Enhances the environment

  • The rebuilt highway and its fixed-column bridges will capture and carry roadway runoff to on-land stormwater retention and treatment sites. These sites filter out pollutants and improve water quality in the Lake Washington watershed. Also, the new floating bridge captures runoff and screens out polluting sediments before the runoff flows into the lake.
  • The improved highway reduces carbon emissions by enhancing transit use and nonmotorized travel.
  • The SR 520 Program supports several major enhancement projects in the Washington Park Arboretum. One effort is to remove old ramps that ran through the park. These include the old SR 520 on- and off-ramps and never-used R.H. Thomson "Ramps to Nowhere."
  • Additional SR 520 environmental projects are enhancing parks, streams, wetlands and other natural areas across the region to mitigate for the effects of project construction.
  • The SR 520 Program installed eight large, fish-friendly culverts on the Eastside to aid fish migration.
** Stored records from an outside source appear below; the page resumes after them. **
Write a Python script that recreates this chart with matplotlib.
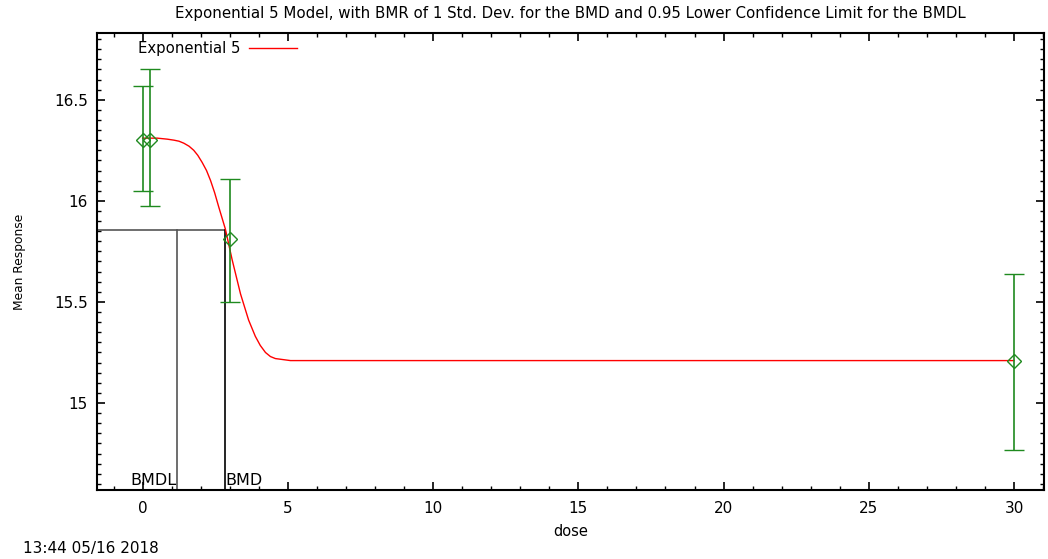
import matplotlib
matplotlib.use('Agg')
import matplotlib.pyplot as plt
from matplotlib.ticker import MultipleLocator

plt.rcParams['font.family'] = ['DejaVu Sans']

# observed groups
dose = [0, 0.27, 3, 30]
mean_resp = [16.30, 16.30, 15.81, 15.21]
err_low = [16.05, 15.975, 15.50, 14.77]
err_high = [16.57, 16.65, 16.11, 15.64]

# fitted curve
curve_dose = [0, 0.51, 0.85, 1.08, 1.25, 1.42, 1.6, 1.76, 1.9, 2.05, 2.2, 2.34, 2.48,
              2.62, 2.85, 3.08, 3.37, 3.65, 3.88, 4.05, 4.23, 4.4, 4.57, 5.09, 10, 20, 30]
curve_resp = [16.31, 16.31, 16.305, 16.30, 16.295, 16.285, 16.27, 16.25, 16.225, 16.19,
              16.15, 16.10, 16.04, 15.97, 15.86, 15.71, 15.54, 15.41, 15.33, 15.285,
              15.25, 15.23, 15.22, 15.21, 15.21, 15.21, 15.21]

bmr_level = 15.855
bmd = 2.85
bmdl = 1.17

fig = plt.figure(figsize=(10.48, 5.59), dpi=100)
ax = fig.add_axes([97/1048, 1-490/559, (1044-97)/1048, (490-33)/559])

xmin, xmax = -1.57, 31.03
ymin, ymax = 14.57, 16.83

ax.plot(curve_dose, curve_resp, color='red', lw=1.0, label='Exponential 5', zorder=3)

yerr = [[m - lo for m, lo in zip(mean_resp, err_low)],
        [hi - m for m, hi in zip(mean_resp, err_high)]]
ax.errorbar(dose, mean_resp, yerr=yerr, fmt='D', color='#1f8a1f', mfc='none',
            mec='#1f8a1f', ms=7, mew=1.0, capsize=7.5, elinewidth=1.2,
            capthick=1.2, zorder=4)

# BMD / BMDL lines
ax.plot([xmin, bmd], [bmr_level, bmr_level], color='#555555', lw=1.2, zorder=2)
ax.plot([bmd, bmd], [ymin, bmr_level], color='black', lw=1.2, zorder=2)
ax.plot([bmdl, bmdl], [ymin, bmr_level], color='#555555', lw=1.2, zorder=2)
ax.text(bmdl, ymin + 0.012, 'BMDL', ha='right', va='bottom', fontsize=11.5)
ax.text(bmd, ymin + 0.012, 'BMD', ha='left', va='bottom', fontsize=11.5)

ax.set_xlim(xmin, xmax)
ax.set_ylim(ymin, ymax)
ax.xaxis.set_major_locator(MultipleLocator(5))
ax.xaxis.set_minor_locator(MultipleLocator(1))
ax.yaxis.set_major_locator(MultipleLocator(0.5))
ax.yaxis.set_minor_locator(MultipleLocator(0.05))
ax.set_yticks([15, 15.5, 16, 16.5])
ax.set_yticklabels(['15', '15.5', '16', '16.5'])
ax.tick_params(which='both', direction='in', top=True, right=True, labelsize=11)
ax.tick_params(which='major', length=6, width=1.2)
ax.tick_params(which='minor', length=3, width=1.0)
ax.tick_params(axis='x', pad=8)
ax.tick_params(axis='y', pad=6.5)
for s in ax.spines.values():
    s.set_linewidth(1.5)

ax.set_xlabel('dose', fontsize=10.5, labelpad=5.5)
ax.set_ylabel('Mean Response', fontsize=8.8, labelpad=20)
ax.set_title('Exponential 5 Model, with BMR of 1 Std. Dev. for the BMD and 0.95 Lower Confidence Limit for the BMDL',
             fontsize=10.8, pad=11)

leg = ax.legend(loc='upper left', bbox_to_anchor=(0.029, 1.012), frameon=False,
                fontsize=10.7, markerfirst=False, handlelength=3.2, handletextpad=0.6)

fig.text(23/1048, 1-548/559, '13:44 05/16 2018', fontsize=11, va='center', ha='left')

fig.savefig('out.png', dpi=100)
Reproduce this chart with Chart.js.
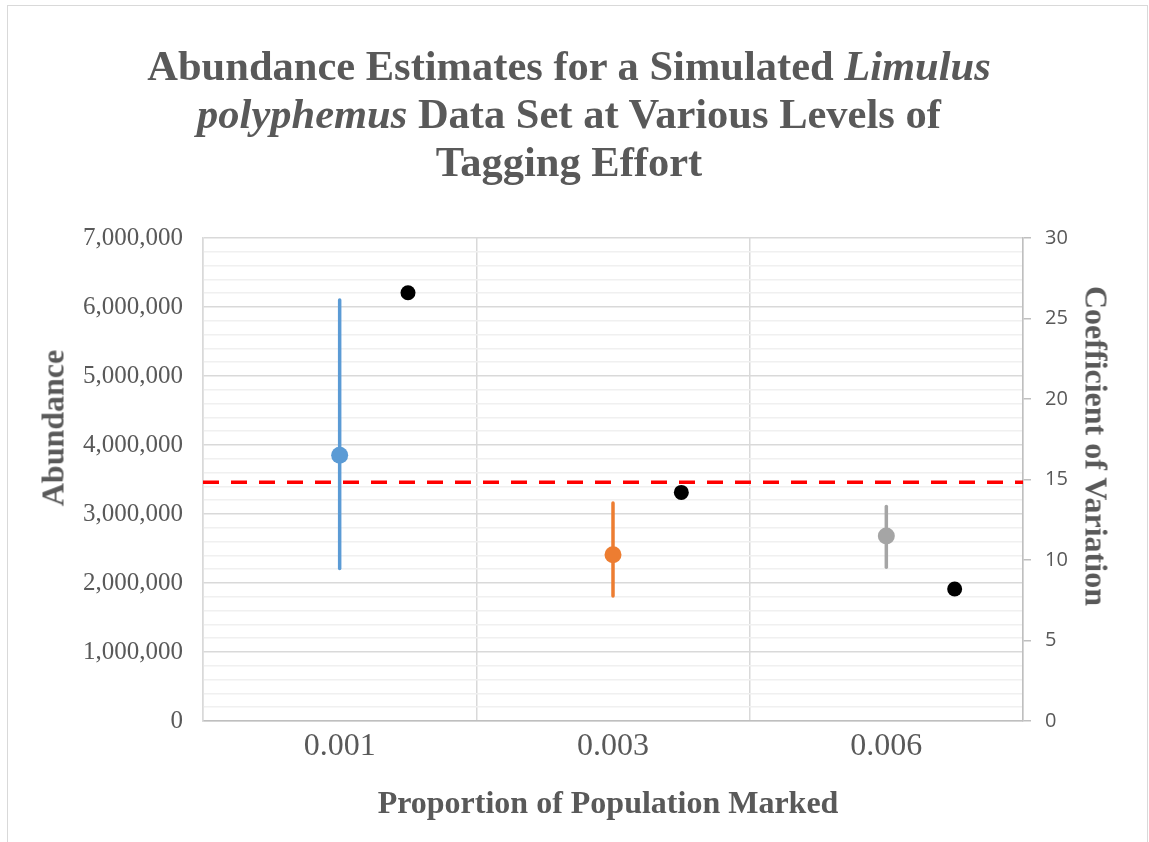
<!DOCTYPE html>
<html>
<head>
<meta charset="utf-8">
<script src="https://cdn.jsdelivr.net/npm/chart.js@4.4.1/dist/chart.umd.min.js"></script>
<style>
  html, body { margin: 0; padding: 0; background: #fff; }
  #wrap { position: relative; width: 1149px; height: 842px; overflow: hidden; }
  #frame { position: absolute; left: 7px; top: 5px; width: 1141px; height: 900px; border: 1.5px solid #d9d9d9; box-sizing: border-box; }
  canvas { position: absolute; left: 0; top: 0; }
  .ttl { position: absolute; font-family: "Liberation Serif", "Times New Roman", serif; font-weight: bold; color: #595959; white-space: nowrap; }
  #title { left: 8px; width: 1122px; top: 42px; text-align: center; font-size: 42.5px; line-height: 48px; }
  #ytitle { left: 53px; top: 428px; font-size: 32px; transform: translate(-50%, -50%) rotate(-90deg); }
  #y2title { left: 1096px; top: 446px; font-size: 32px; transform: translate(-50%, -50%) rotate(90deg); }
  #xtitle { left: 608px; top: 802px; font-size: 32px; transform: translate(-50%, -50%); }
</style>
</head>
<body>
<div id="wrap">
  <div id="frame"></div>
  <canvas id="chart" width="1149" height="842"></canvas>
  <div class="ttl" id="title">Abundance Estimates for a Simulated <i>Limulus</i><br><i>polyphemus</i> Data Set at Various Levels of<br>Tagging Effort</div>
  <div class="ttl" id="ytitle">Abundance</div>
  <div class="ttl" id="y2title">Coefficient of Variation</div>
  <div class="ttl" id="xtitle">Proportion of Population Marked</div>
</div>
<script>
// Datos
const categories = ['0.001', '0.003', '0.006'];
const estimates = [3850000, 2410000, 2680000];
const lowerBound = [2210000, 1810000, 2230000];
const upperBound = [6100000, 3160000, 3110000];
const cvValues = [26.6, 14.2, 8.2];
const trueAbundance = 3460000;
const seriesColors = ['#5B9BD5', '#ED7D31', '#A5A5A5'];

const serif = '"Liberation Serif", "Times New Roman", serif';

// Una serie por categoría: barra de error con el punto estimado en el medio
const estimateSets = categories.map((c, i) => ({
    type: 'line',
    label: c,
    data: [
        { x: i, y: lowerBound[i] },
        { x: i, y: estimates[i] },
        { x: i, y: upperBound[i] }
    ],
    borderColor: seriesColors[i],
    backgroundColor: seriesColors[i],
    borderWidth: 3.5,
    borderCapStyle: 'round',
    pointRadius: [0, 8.5, 0],
    pointHoverRadius: [0, 8.5, 0],
    pointBorderWidth: 0,
    yAxisID: 'y',
    order: 2
}));

// Coeficiente de variación, desplazado un cuarto de categoría a la derecha
const cvSet = {
    type: 'scatter',
    label: 'CV',
    data: cvValues.map((v, i) => ({ x: i + 0.25, y: v })),
    backgroundColor: '#000',
    borderColor: '#000',
    pointRadius: 7.5,
    pointBorderWidth: 0,
    yAxisID: 'y2',
    order: 1
};

// Línea de referencia (abundancia real)
const trueSet = {
    type: 'line',
    label: 'True',
    data: [{ x: -0.5, y: trueAbundance }, { x: categories.length - 0.5, y: trueAbundance }],
    borderColor: '#FF0000',
    borderWidth: 3.5,
    borderDash: [16, 12],
    pointRadius: 0,
    yAxisID: 'y',
    order: 3
};

new Chart(document.getElementById('chart'), {
    data: { datasets: [cvSet, ...estimateSets, trueSet] },
    options: {
        responsive: false,
        animation: false,
        layout: { padding: { top: 238, left: 0, right: 0, bottom: 0 } },
        plugins: { legend: { display: false }, tooltip: { enabled: false }, title: { display: false } },
        scales: {
            x: {
                type: 'linear',
                min: -0.5,
                max: categories.length - 0.5,
                afterBuildTicks: (scale) => {
                    const t = [];
                    for (let k = 0; k <= categories.length * 2; k++) t.push({ value: -0.5 + k * 0.5 });
                    scale.ticks = t;
                },
                afterFit: (scale) => { scale.height = 121; },
                ticks: {
                    autoSkip: false,
                    maxRotation: 0,
                    padding: 6,
                    color: '#595959',
                    font: { family: serif, size: 32 },
                    callback: (v) => Number.isInteger(v) ? categories[v] : ''
                },
                grid: {
                    drawTicks: false,
                    color: (ctx) => ctx.tick && !Number.isInteger(ctx.tick.value) ? '#d9d9d9' : 'rgba(0,0,0,0)',
                    lineWidth: 1.5
                },
                border: { color: '#bfbfbf', width: 1.5 }
            },
            y: {
                position: 'left',
                min: 0,
                max: 7000000,
                afterBuildTicks: (scale) => {
                    const t = [];
                    for (let v = 0; v <= 7000000; v += 200000) t.push({ value: v });
                    scale.ticks = t;
                },
                afterFit: (scale) => { scale.width = 203; },
                ticks: {
                    autoSkip: false,
                    padding: 20,
                    color: '#595959',
                    font: { family: serif, size: 25 },
                    callback: (v) => v % 1000000 === 0 ? v.toLocaleString('en-US') : ''
                },
                grid: {
                    drawTicks: false,
                    color: (ctx) => ctx.tick && ctx.tick.value % 1000000 === 0 ? '#d9d9d9' : '#f0f0f0',
                    lineWidth: 1.5
                },
                border: { color: '#d9d9d9', width: 1.5 }
            },
            y2: {
                position: 'right',
                min: 0,
                max: 30,
                afterFit: (scale) => { scale.width = 126; },
                ticks: {
                    stepSize: 5,
                    padding: 14,
                    color: '#595959',
                    font: { family: '"Open Sans", "Liberation Sans", sans-serif', size: 20 }
                },
                grid: {
                    drawOnChartArea: false,
                    tickLength: 8,
                    color: '#bfbfbf',
                    lineWidth: 1.5
                },
                border: { color: '#bfbfbf', width: 1.5 }
            }
        }
    }
});
</script>
</body>
</html>
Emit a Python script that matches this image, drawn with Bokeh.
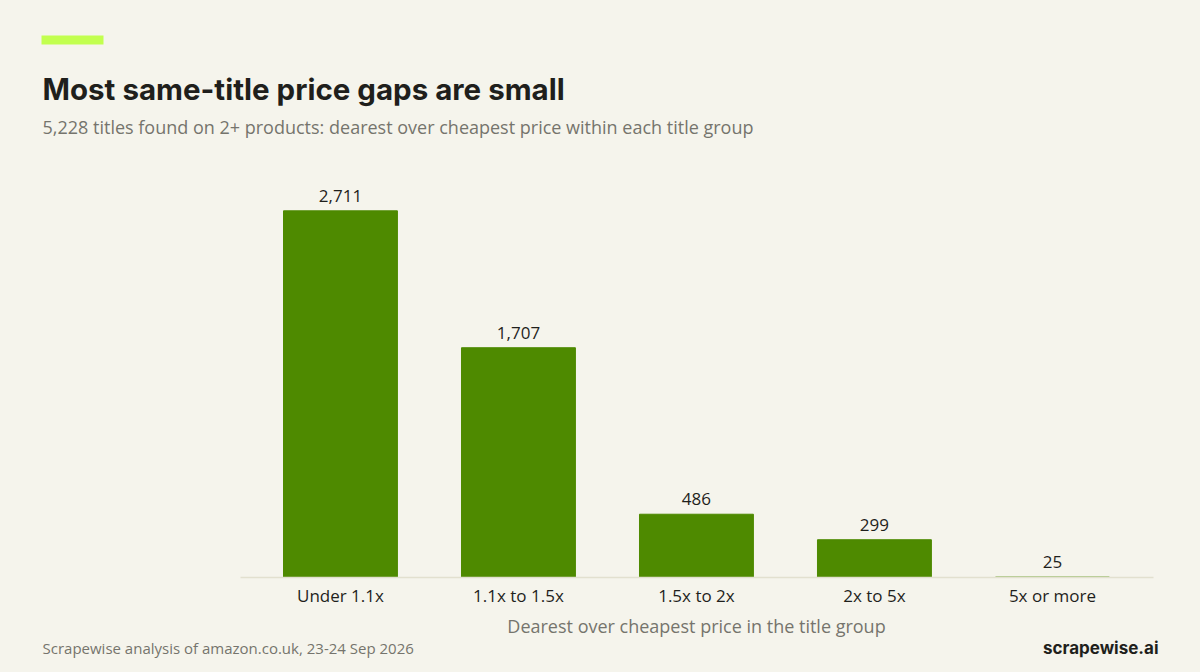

Visit our Environment tab to learn more about the program's environmental initiatives.

Promotes a smarter design

WSDOT employs a planning process called "practical design" that engages the community early on to help us make project decisions that produce cost-effective, sustainable results. On the SR 520 Program, practical design has reduced costs and improved results in the following ways:

  • A modified design for the West Approach Bridge North reduced the number of in-water columns by 40 percent, which saved money and shrank the bridge’s environmental footprint.
  • Smarter highway technology on the new floating bridge – variable speed-limit signs and reader-board displays with real-time traffic information – boosts traffic efficiency and helps drivers make safer, smarter decisions.
  • A smarter design for the Montlake lid retains desirable public space and improves transit, bicycle and pedestrian accessibility while removing costly ventilation and maintenance systems.
  • A reduced, 45 mph speed limit on a new Portage Bay Bridge will lower the noise caused by tires on bridge pavement and lessen noise in surrounding neighborhoods.